* TASK STATEMENT *
Take every line from the listing below that includes "this" and copy it.

* DATA SUPPLIED *
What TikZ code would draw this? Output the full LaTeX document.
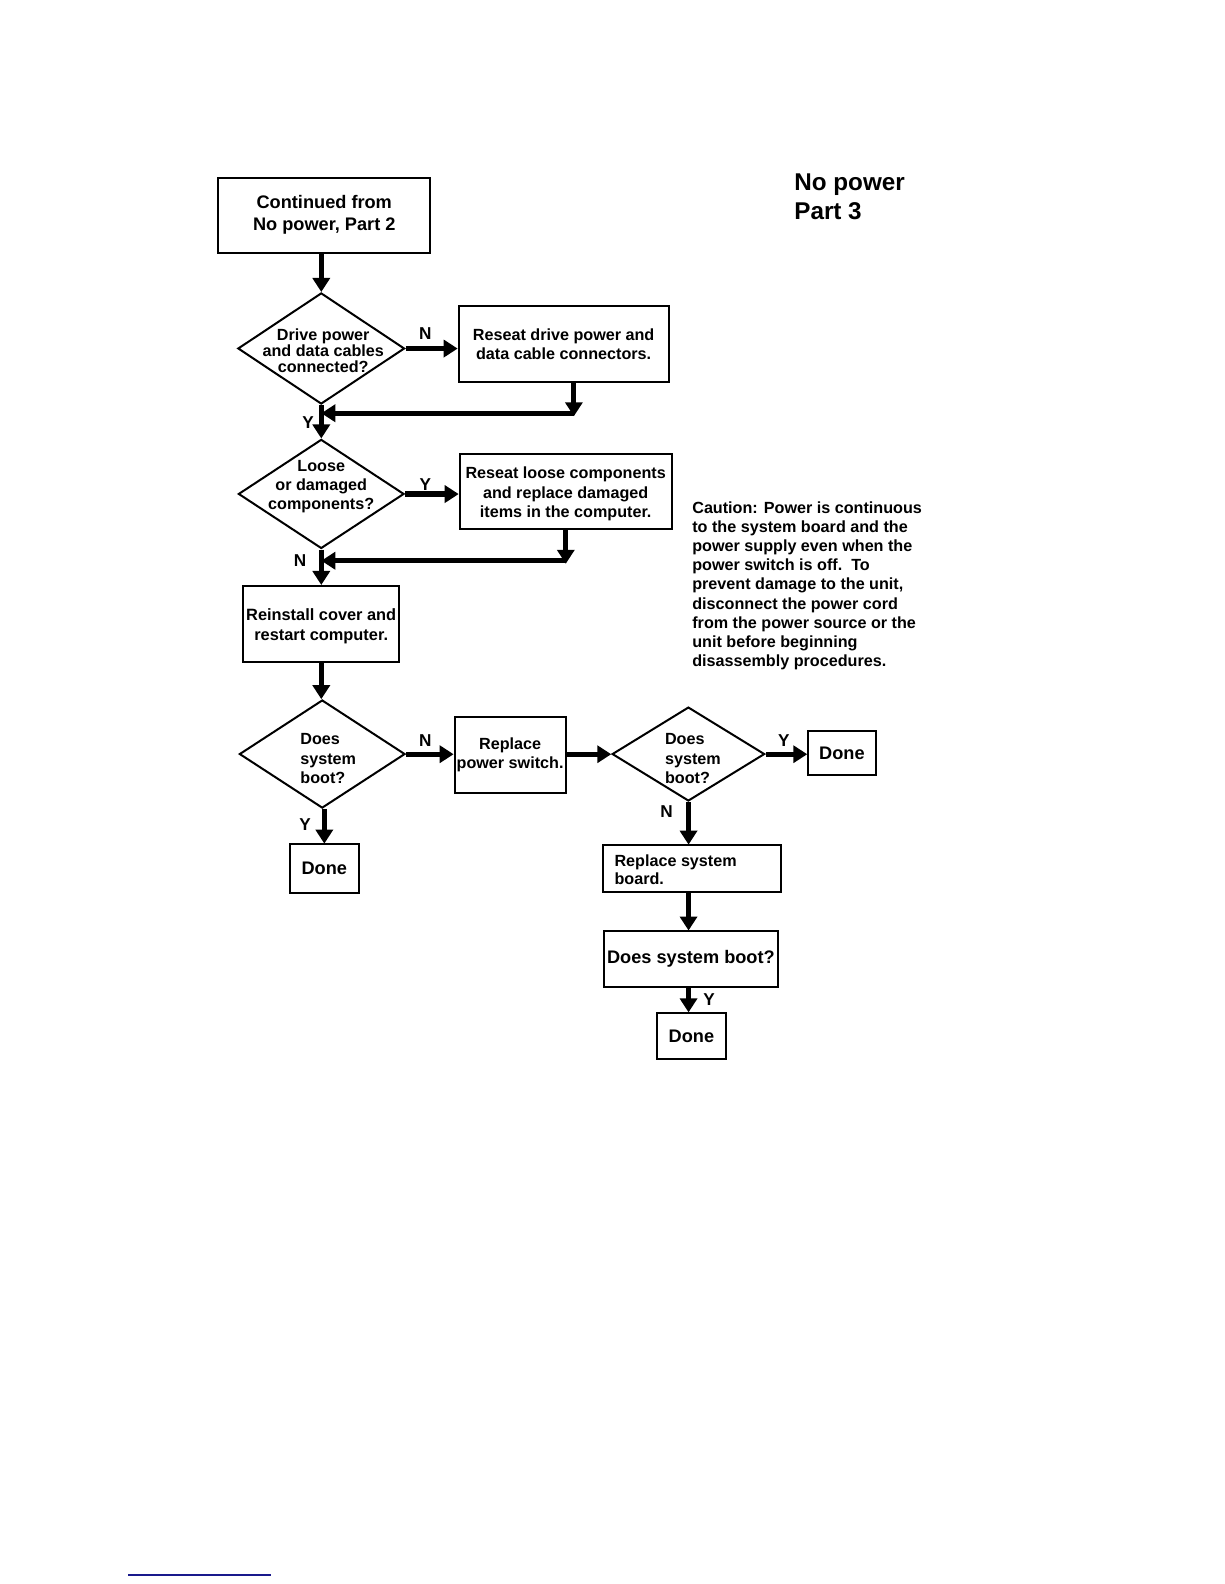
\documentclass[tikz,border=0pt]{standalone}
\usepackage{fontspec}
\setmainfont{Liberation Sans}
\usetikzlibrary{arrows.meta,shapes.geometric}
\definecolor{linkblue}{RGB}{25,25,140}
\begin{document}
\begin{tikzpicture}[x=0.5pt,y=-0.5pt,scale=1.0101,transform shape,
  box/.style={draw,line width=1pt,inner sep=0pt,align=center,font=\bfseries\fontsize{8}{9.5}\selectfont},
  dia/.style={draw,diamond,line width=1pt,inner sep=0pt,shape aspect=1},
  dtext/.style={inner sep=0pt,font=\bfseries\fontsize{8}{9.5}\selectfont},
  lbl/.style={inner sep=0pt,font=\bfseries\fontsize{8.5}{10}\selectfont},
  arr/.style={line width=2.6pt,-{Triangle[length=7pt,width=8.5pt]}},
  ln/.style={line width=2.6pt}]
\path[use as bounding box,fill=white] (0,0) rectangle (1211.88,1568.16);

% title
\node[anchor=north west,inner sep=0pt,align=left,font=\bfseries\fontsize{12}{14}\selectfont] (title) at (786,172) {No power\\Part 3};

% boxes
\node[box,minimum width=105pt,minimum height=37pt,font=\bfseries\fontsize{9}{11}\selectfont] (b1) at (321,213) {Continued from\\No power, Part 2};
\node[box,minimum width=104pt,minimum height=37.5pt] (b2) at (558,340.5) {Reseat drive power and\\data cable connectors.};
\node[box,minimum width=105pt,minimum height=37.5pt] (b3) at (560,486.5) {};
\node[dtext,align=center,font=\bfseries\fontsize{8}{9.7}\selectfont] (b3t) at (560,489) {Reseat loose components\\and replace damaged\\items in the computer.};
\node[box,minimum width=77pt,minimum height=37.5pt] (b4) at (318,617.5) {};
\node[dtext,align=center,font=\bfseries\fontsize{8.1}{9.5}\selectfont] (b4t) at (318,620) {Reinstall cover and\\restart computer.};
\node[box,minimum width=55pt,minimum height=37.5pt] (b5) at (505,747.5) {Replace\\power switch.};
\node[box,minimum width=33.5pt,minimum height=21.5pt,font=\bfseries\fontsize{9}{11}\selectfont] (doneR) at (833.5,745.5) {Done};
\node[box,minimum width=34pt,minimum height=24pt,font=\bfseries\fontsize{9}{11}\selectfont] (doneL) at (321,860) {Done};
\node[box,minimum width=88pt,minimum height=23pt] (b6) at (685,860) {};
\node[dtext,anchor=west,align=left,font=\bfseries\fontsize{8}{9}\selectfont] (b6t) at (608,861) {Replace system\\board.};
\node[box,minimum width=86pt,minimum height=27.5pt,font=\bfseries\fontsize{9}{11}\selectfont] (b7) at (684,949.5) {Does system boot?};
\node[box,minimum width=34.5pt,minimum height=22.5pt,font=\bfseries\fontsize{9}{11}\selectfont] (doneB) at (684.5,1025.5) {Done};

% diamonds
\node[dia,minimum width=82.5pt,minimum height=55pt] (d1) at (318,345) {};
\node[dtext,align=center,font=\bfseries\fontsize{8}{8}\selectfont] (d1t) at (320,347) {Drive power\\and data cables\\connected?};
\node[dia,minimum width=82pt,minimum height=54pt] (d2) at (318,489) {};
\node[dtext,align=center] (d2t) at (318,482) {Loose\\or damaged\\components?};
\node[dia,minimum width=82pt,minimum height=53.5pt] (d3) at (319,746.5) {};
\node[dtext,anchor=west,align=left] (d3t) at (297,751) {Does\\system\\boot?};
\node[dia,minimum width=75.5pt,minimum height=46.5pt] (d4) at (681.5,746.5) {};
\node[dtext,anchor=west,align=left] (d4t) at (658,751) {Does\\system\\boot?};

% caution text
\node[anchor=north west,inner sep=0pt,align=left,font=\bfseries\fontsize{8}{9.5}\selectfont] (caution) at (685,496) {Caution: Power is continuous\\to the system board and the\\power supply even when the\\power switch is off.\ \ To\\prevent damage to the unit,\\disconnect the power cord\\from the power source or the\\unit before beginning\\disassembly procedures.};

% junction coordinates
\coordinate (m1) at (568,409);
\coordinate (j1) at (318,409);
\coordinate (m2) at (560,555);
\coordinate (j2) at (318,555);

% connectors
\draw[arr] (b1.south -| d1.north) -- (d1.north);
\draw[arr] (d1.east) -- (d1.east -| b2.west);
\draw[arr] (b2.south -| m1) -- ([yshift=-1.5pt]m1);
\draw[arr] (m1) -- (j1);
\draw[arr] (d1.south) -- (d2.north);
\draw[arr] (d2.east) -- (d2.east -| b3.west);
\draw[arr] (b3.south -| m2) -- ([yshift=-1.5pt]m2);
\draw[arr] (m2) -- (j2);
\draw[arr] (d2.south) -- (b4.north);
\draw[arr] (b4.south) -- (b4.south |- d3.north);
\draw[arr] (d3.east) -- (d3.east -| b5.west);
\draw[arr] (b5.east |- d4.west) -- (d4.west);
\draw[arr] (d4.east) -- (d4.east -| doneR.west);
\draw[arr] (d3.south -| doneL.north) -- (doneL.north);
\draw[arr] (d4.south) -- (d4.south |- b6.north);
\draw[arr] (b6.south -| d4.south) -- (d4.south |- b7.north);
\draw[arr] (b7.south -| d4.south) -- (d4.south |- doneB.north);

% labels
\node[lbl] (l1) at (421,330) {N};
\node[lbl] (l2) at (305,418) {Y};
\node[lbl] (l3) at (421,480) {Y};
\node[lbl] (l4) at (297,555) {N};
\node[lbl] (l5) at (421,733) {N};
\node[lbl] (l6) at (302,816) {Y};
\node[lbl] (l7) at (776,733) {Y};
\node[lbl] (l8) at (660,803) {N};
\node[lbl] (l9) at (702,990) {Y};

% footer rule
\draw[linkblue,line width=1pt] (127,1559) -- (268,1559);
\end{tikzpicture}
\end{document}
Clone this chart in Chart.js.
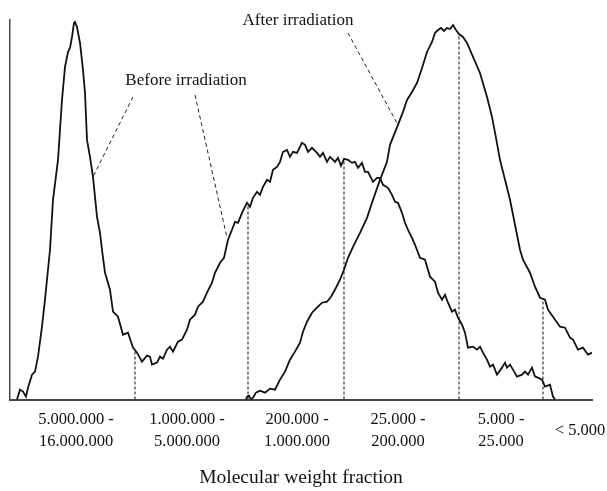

* EXPECTED OUTPUT *
What TikZ code would draw this? Output the full LaTeX document.
Clone this chart in Chart.js.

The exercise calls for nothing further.